_EXERCISE_
Output the material word for word. Leave each picture out.

_INPUT FOR THIS TASK_
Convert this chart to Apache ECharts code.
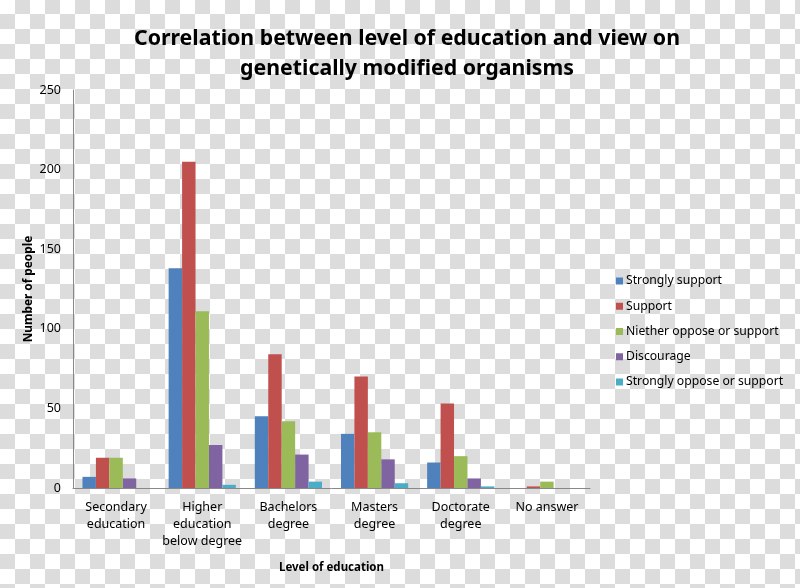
<!DOCTYPE html>
<html><head><meta charset="utf-8">
<script src="https://cdn.jsdelivr.net/npm/echarts@6/dist/echarts.min.js"></script>
<style>
html,body{margin:0;padding:0;}
body{width:800px;height:588px;background-color:#fff;
background-image:conic-gradient(#dcdcdc 0 25%, #fff 0 50%, #dcdcdc 0 75%, #fff 0);
background-size:30px 30px;background-position:0 -1px;}
#c{width:800px;height:588px;}
</style></head>
<body><div id="c"></div>
<script>
const categories = ["Secondary\neducation", "Higher\neducation\nbelow degree", "Bachelors\ndegree", "Masters\ndegree", "Doctorate\ndegree", "No answer"];
const strongSupport = [7, 138, 45, 34, 16, 0];
const support = [19, 205, 84, 70, 53, 1];
const neither = [19, 111, 42, 35, 20, 4];
const discourage = [6, 27, 21, 18, 6, 0];
const strongOppose = [0, 2, 4, 3, 1, 0];
const seriesNames = ["Strongly support", "Support", "Niether oppose or support", "Discourage", "Strongly oppose or support"];
const yTicks = [0, 50, 100, 150, 200, 250];

const colors = ["#4F81BD", "#C0504D", "#9BBB59", "#8064A2", "#4BACC6"];
const font = '"Noto Sans", "Open Sans", sans-serif';
const allData = [strongSupport, support, neither, discourage, strongOppose];

const chart = echarts.init(document.getElementById('c'), null, {renderer: 'canvas'});
chart.setOption({
  backgroundColor: 'transparent',
  animation: false,
  color: colors,
  title: {
    text: 'Correlation between level of education and view on\ngenetically modified organisms',
    left: 402, top: 19, textAlign: 'center',
    textStyle: {fontFamily: font, fontSize: 21.3, fontWeight: 'bold', color: '#000', lineHeight: 30}
  },
  legend: {
    orient: 'vertical', left: 611, top: 270,
    itemWidth: 7, itemHeight: 7, itemGap: 13.25,
    icon: 'rect',
    textStyle: {fontFamily: font, fontSize: 12.2, color: '#000', padding: [0,0,0,-2]},
    data: seriesNames
  },
  grid: {left: 73, right: 210, top: 90, bottom: 100, containLabel: false},
  xAxis: {
    type: 'category', data: categories,
    name: 'Level of education', nameLocation: 'middle', nameGap: 74,
    nameTextStyle: {fontFamily: font, fontSize: 11.5, fontWeight: 'bold', color: '#000'},
    axisLine: {lineStyle: {color: '#888', width: 1}},
    axisTick: {show: false},
    axisLabel: {fontFamily: font, fontSize: 12.5, color: '#000', margin: 11, lineHeight: 17, interval: 0}
  },
  yAxis: {
    type: 'value', min: yTicks[0], max: yTicks[yTicks.length-1], interval: 50,
    name: 'Number of people', nameLocation: 'middle', nameGap: 38, nameRotate: 90,
    nameMoveOverlap: false,
    nameTextStyle: {fontFamily: font, fontSize: 11.8, fontWeight: 'bold', color: '#000'},
    axisLine: {show: true, lineStyle: {color: '#888', width: 1}},
    axisTick: {show: false},
    splitLine: {show: false},
    axisLabel: {fontFamily: font, fontSize: 12.5, color: '#000', margin: 12}
  },
  series: seriesNames.map((n, i) => ({
    name: n, type: 'bar', data: allData[i],
    barGap: '0%', barCategoryGap: '22%',
    itemStyle: {color: colors[i]}
  }))
});
</script>
</body></html>
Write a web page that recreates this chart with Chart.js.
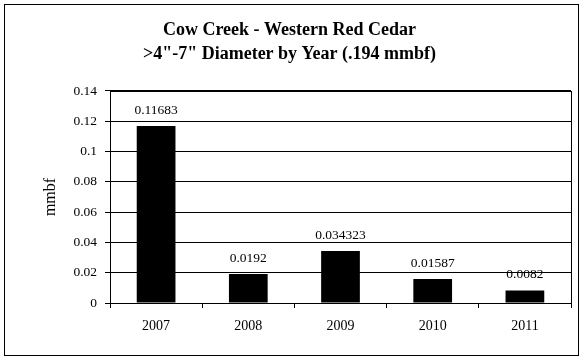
<!DOCTYPE html>
<html>
<head>
<meta charset="utf-8">
<script src="https://cdn.jsdelivr.net/npm/chart.js@4/dist/chart.umd.min.js"></script>
<style>
  html, body { margin: 0; padding: 0; background: #fff; }
  #wrap { width: 583px; height: 360px; position: relative; }
</style>
</head>
<body>
<div id="wrap"><canvas id="chart" width="583" height="360"></canvas></div>
<script>
'use strict';

/* DATA */
const years = ['2007', '2008', '2009', '2010', '2011'];
const volumes = [0.11683, 0.0192, 0.034323, 0.01587, 0.0082];
const valueLabels = ['0.11683', '0.0192', '0.034323', '0.01587', '0.0082'];
const titleLines = ['Cow Creek - Western Red Cedar', '>4"-7" Diameter by Year (.194 mmbf)'];
const yTitle = 'mmbf';

const serif = '"Liberation Serif", "Times New Roman", serif';

/* outer frame + plot box + value labels */
const framePlugin = {
  id: 'frame',
  afterDraw(chart) {
    const ctx = chart.ctx;
    const a = chart.chartArea;
    ctx.save();
    ctx.strokeStyle = '#000';
    ctx.lineWidth = 1;
    ctx.strokeRect(4.5, 4.5, 574, 351);
    ctx.strokeRect(Math.round(a.left) + 0.5, Math.round(a.top) + 0.5,
      Math.round(a.right - a.left), Math.round(a.bottom - a.top));
    ctx.fillStyle = '#000';
    ctx.font = '13.5px ' + serif;
    ctx.textAlign = 'center';
    ctx.textBaseline = 'bottom';
    chart.getDatasetMeta(0).data.forEach((bar, i) => {
      ctx.fillText(valueLabels[i], bar.x, bar.y - 9);
    });
    ctx.restore();
  }
};

new Chart(document.getElementById('chart'), {
  type: 'bar',
  data: {
    labels: years,
    datasets: [{
      data: volumes,
      backgroundColor: '#000',
      borderWidth: 0,
      barPercentage: 0.42,
      categoryPercentage: 1
    }]
  },
  options: {
    responsive: false,
    animation: false,
    layout: { padding: { left: 8, right: 12, top: 8, bottom: 0 } },
    plugins: {
      legend: { display: false },
      tooltip: { enabled: false },
      title: {
        display: true,
        text: titleLines,
        color: '#000',
        font: { family: serif, size: 18, weight: 'bold', lineHeight: 1.333 },
        padding: { top: 10, bottom: 25 }
      }
    },
    scales: {
      x: {
        grid: {
          display: true,
          drawOnChartArea: false,
          drawTicks: true,
          tickLength: 5,
          color: '#000'
        },
        border: { display: true, color: '#000', width: 1 },
        ticks: { color: '#000', font: { family: serif, size: 14 }, padding: 10 },
        afterFit(scale) { scale.height = 57; }
      },
      y: {
        min: 0,
        max: 0.14,
        ticks: {
          stepSize: 0.02,
          color: '#000',
          font: { family: serif, size: 13.5 },
          padding: 8,
          callback: v => String(Math.round(v * 100) / 100)
        },
        grid: { color: '#000', tickLength: 5 },
        border: { display: true, color: '#000', width: 1 },
        title: {
          display: true,
          text: yTitle,
          color: '#000',
          font: { family: serif, size: 16 },
          padding: { top: 33, bottom: 0 }
        },
        afterFit(scale) { scale.width = 102; }
      }
    }
  },
  plugins: [framePlugin]
});
</script>
</body>
</html>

_RESULT OF THE EXERCISE_
Convert this chart to Apache ECharts code.
<!DOCTYPE html>
<html><head><meta charset="utf-8">
<script src="https://cdn.jsdelivr.net/npm/echarts@6/dist/echarts.min.js"></script>
<style>
html,body{margin:0;padding:0;}
body{width:800px;height:588px;background-color:#fff;
background-image:conic-gradient(#dcdcdc 0 25%, #fff 0 50%, #dcdcdc 0 75%, #fff 0);
background-size:30px 30px;background-position:0 -1px;}
#c{width:800px;height:588px;}
</style></head>
<body><div id="c"></div>
<script>
const categories = ["Secondary\neducation", "Higher\neducation\nbelow degree", "Bachelors\ndegree", "Masters\ndegree", "Doctorate\ndegree", "No answer"];
const strongSupport = [7, 138, 45, 34, 16, 0];
const support = [19, 205, 84, 70, 53, 1];
const neither = [19, 111, 42, 35, 20, 4];
const discourage = [6, 27, 21, 18, 6, 0];
const strongOppose = [0, 2, 4, 3, 1, 0];
const seriesNames = ["Strongly support", "Support", "Niether oppose or support", "Discourage", "Strongly oppose or support"];
const yTicks = [0, 50, 100, 150, 200, 250];

const colors = ["#4F81BD", "#C0504D", "#9BBB59", "#8064A2", "#4BACC6"];
const font = '"Noto Sans", "Open Sans", sans-serif';
const allData = [strongSupport, support, neither, discourage, strongOppose];

const chart = echarts.init(document.getElementById('c'), null, {renderer: 'canvas'});
chart.setOption({
  backgroundColor: 'transparent',
  animation: false,
  color: colors,
  title: {
    text: 'Correlation between level of education and view on\ngenetically modified organisms',
    left: 402, top: 19, textAlign: 'center',
    textStyle: {fontFamily: font, fontSize: 21.3, fontWeight: 'bold', color: '#000', lineHeight: 30}
  },
  legend: {
    orient: 'vertical', left: 611, top: 270,
    itemWidth: 7, itemHeight: 7, itemGap: 13.25,
    icon: 'rect',
    textStyle: {fontFamily: font, fontSize: 12.2, color: '#000', padding: [0,0,0,-2]},
    data: seriesNames
  },
  grid: {left: 73, right: 210, top: 90, bottom: 100, containLabel: false},
  xAxis: {
    type: 'category', data: categories,
    name: 'Level of education', nameLocation: 'middle', nameGap: 74,
    nameTextStyle: {fontFamily: font, fontSize: 11.5, fontWeight: 'bold', color: '#000'},
    axisLine: {lineStyle: {color: '#888', width: 1}},
    axisTick: {show: false},
    axisLabel: {fontFamily: font, fontSize: 12.5, color: '#000', margin: 11, lineHeight: 17, interval: 0}
  },
  yAxis: {
    type: 'value', min: yTicks[0], max: yTicks[yTicks.length-1], interval: 50,
    name: 'Number of people', nameLocation: 'middle', nameGap: 38, nameRotate: 90,
    nameMoveOverlap: false,
    nameTextStyle: {fontFamily: font, fontSize: 11.8, fontWeight: 'bold', color: '#000'},
    axisLine: {show: true, lineStyle: {color: '#888', width: 1}},
    axisTick: {show: false},
    splitLine: {show: false},
    axisLabel: {fontFamily: font, fontSize: 12.5, color: '#000', margin: 12}
  },
  series: seriesNames.map((n, i) => ({
    name: n, type: 'bar', data: allData[i],
    barGap: '0%', barCategoryGap: '22%',
    itemStyle: {color: colors[i]}
  }))
});
</script>
</body></html>
Write a web page that recreates this chart with Chart.js.
<!DOCTYPE html>
<html>
<head>
<meta charset="utf-8">
<script src="https://cdn.jsdelivr.net/npm/chart.js@4/dist/chart.umd.min.js"></script>
<style>
  html, body { margin: 0; padding: 0; background: #fff; }
  #wrap { width: 583px; height: 360px; position: relative; }
</style>
</head>
<body>
<div id="wrap"><canvas id="chart" width="583" height="360"></canvas></div>
<script>
'use strict';

/* DATA */
const years = ['2007', '2008', '2009', '2010', '2011'];
const volumes = [0.11683, 0.0192, 0.034323, 0.01587, 0.0082];
const valueLabels = ['0.11683', '0.0192', '0.034323', '0.01587', '0.0082'];
const titleLines = ['Cow Creek - Western Red Cedar', '>4"-7" Diameter by Year (.194 mmbf)'];
const yTitle = 'mmbf';

const serif = '"Liberation Serif", "Times New Roman", serif';

/* outer frame + plot box + value labels */
const framePlugin = {
  id: 'frame',
  afterDraw(chart) {
    const ctx = chart.ctx;
    const a = chart.chartArea;
    ctx.save();
    ctx.strokeStyle = '#000';
    ctx.lineWidth = 1;
    ctx.strokeRect(4.5, 4.5, 574, 351);
    ctx.strokeRect(Math.round(a.left) + 0.5, Math.round(a.top) + 0.5,
      Math.round(a.right - a.left), Math.round(a.bottom - a.top));
    ctx.fillStyle = '#000';
    ctx.font = '13.5px ' + serif;
    ctx.textAlign = 'center';
    ctx.textBaseline = 'bottom';
    chart.getDatasetMeta(0).data.forEach((bar, i) => {
      ctx.fillText(valueLabels[i], bar.x, bar.y - 9);
    });
    ctx.restore();
  }
};

new Chart(document.getElementById('chart'), {
  type: 'bar',
  data: {
    labels: years,
    datasets: [{
      data: volumes,
      backgroundColor: '#000',
      borderWidth: 0,
      barPercentage: 0.42,
      categoryPercentage: 1
    }]
  },
  options: {
    responsive: false,
    animation: false,
    layout: { padding: { left: 8, right: 12, top: 8, bottom: 0 } },
    plugins: {
      legend: { display: false },
      tooltip: { enabled: false },
      title: {
        display: true,
        text: titleLines,
        color: '#000',
        font: { family: serif, size: 18, weight: 'bold', lineHeight: 1.333 },
        padding: { top: 10, bottom: 25 }
      }
    },
    scales: {
      x: {
        grid: {
          display: true,
          drawOnChartArea: false,
          drawTicks: true,
          tickLength: 5,
          color: '#000'
        },
        border: { display: true, color: '#000', width: 1 },
        ticks: { color: '#000', font: { family: serif, size: 14 }, padding: 10 },
        afterFit(scale) { scale.height = 57; }
      },
      y: {
        min: 0,
        max: 0.14,
        ticks: {
          stepSize: 0.02,
          color: '#000',
          font: { family: serif, size: 13.5 },
          padding: 8,
          callback: v => String(Math.round(v * 100) / 100)
        },
        grid: { color: '#000', tickLength: 5 },
        border: { display: true, color: '#000', width: 1 },
        title: {
          display: true,
          text: yTitle,
          color: '#000',
          font: { family: serif, size: 16 },
          padding: { top: 33, bottom: 0 }
        },
        afterFit(scale) { scale.width = 102; }
      }
    }
  },
  plugins: [framePlugin]
});
</script>
</body>
</html>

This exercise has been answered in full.